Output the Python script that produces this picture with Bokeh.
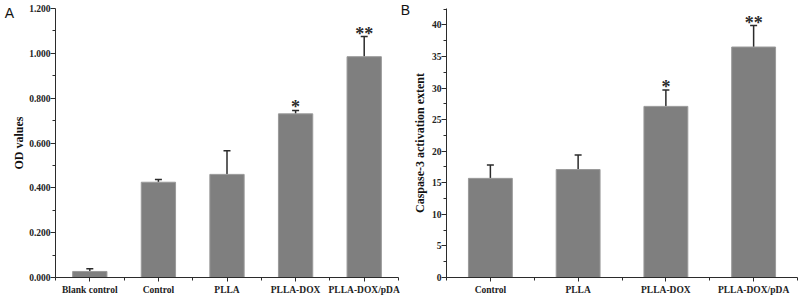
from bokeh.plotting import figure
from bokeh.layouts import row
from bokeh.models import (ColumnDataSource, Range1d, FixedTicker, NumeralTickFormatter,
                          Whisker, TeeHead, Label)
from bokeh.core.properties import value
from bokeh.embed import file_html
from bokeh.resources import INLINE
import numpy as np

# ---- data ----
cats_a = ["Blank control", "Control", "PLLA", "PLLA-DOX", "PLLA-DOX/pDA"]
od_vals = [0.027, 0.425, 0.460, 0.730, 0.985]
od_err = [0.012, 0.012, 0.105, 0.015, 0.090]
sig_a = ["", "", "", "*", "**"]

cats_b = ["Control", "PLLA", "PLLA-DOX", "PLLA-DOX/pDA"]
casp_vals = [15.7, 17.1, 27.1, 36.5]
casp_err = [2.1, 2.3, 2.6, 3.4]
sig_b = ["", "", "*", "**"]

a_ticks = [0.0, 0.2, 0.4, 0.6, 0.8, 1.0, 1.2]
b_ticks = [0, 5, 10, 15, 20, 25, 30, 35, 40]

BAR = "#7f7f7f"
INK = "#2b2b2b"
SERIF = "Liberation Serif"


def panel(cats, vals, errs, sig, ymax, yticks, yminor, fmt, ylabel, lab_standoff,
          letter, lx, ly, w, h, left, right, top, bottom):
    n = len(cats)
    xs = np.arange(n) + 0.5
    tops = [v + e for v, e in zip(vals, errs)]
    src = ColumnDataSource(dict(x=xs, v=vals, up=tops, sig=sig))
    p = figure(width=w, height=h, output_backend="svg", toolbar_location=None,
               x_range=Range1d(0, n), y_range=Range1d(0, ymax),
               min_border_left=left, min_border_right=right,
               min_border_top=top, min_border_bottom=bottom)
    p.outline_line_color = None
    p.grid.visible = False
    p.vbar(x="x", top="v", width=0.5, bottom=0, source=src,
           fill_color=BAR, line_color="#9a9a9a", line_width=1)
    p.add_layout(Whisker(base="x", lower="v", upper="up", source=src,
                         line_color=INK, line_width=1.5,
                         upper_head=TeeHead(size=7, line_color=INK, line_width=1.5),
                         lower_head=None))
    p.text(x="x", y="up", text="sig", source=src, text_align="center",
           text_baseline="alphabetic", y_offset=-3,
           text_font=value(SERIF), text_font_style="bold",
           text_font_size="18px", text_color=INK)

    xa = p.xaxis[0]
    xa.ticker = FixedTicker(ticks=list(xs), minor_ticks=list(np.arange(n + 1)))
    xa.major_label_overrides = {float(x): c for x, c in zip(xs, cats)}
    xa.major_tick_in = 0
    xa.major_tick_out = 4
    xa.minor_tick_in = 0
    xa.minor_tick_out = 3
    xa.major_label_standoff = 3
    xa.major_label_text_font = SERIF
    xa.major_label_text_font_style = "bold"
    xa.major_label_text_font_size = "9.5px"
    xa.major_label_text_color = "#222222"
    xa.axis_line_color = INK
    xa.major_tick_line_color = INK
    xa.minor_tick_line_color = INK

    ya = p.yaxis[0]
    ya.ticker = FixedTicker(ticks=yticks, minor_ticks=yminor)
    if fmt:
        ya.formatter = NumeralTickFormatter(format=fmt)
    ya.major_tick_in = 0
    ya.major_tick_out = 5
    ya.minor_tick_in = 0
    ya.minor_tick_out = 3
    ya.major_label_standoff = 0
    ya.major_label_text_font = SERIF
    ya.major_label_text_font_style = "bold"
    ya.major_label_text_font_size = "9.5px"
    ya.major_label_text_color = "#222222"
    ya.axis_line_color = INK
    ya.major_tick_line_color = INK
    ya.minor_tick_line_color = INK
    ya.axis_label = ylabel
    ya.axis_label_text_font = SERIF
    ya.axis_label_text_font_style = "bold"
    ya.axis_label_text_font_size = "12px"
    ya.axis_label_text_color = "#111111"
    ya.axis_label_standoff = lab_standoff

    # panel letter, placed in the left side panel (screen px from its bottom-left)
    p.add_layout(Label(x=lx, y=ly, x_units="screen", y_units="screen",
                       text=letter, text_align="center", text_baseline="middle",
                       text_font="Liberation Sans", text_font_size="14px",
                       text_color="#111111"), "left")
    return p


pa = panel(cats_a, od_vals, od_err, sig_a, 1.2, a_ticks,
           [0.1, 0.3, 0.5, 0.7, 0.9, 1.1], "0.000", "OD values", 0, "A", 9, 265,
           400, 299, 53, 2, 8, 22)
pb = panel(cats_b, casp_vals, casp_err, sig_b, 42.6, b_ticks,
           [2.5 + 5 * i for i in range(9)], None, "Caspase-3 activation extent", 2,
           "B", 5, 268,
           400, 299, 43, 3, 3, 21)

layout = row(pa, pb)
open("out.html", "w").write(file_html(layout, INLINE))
----------------
> Problem description: Go from the first line of the listing to the line holding "import numpy as np" and, please, transcribe those lines exactly, both included, with no pictures.

> The result:
Output the Python script that produces this picture with Bokeh.
from bokeh.plotting import figure
from bokeh.layouts import row
from bokeh.models import (ColumnDataSource, Range1d, FixedTicker, NumeralTickFormatter,
                          Whisker, TeeHead, Label)
from bokeh.core.properties import value
from bokeh.embed import file_html
from bokeh.resources import INLINE
import numpy as np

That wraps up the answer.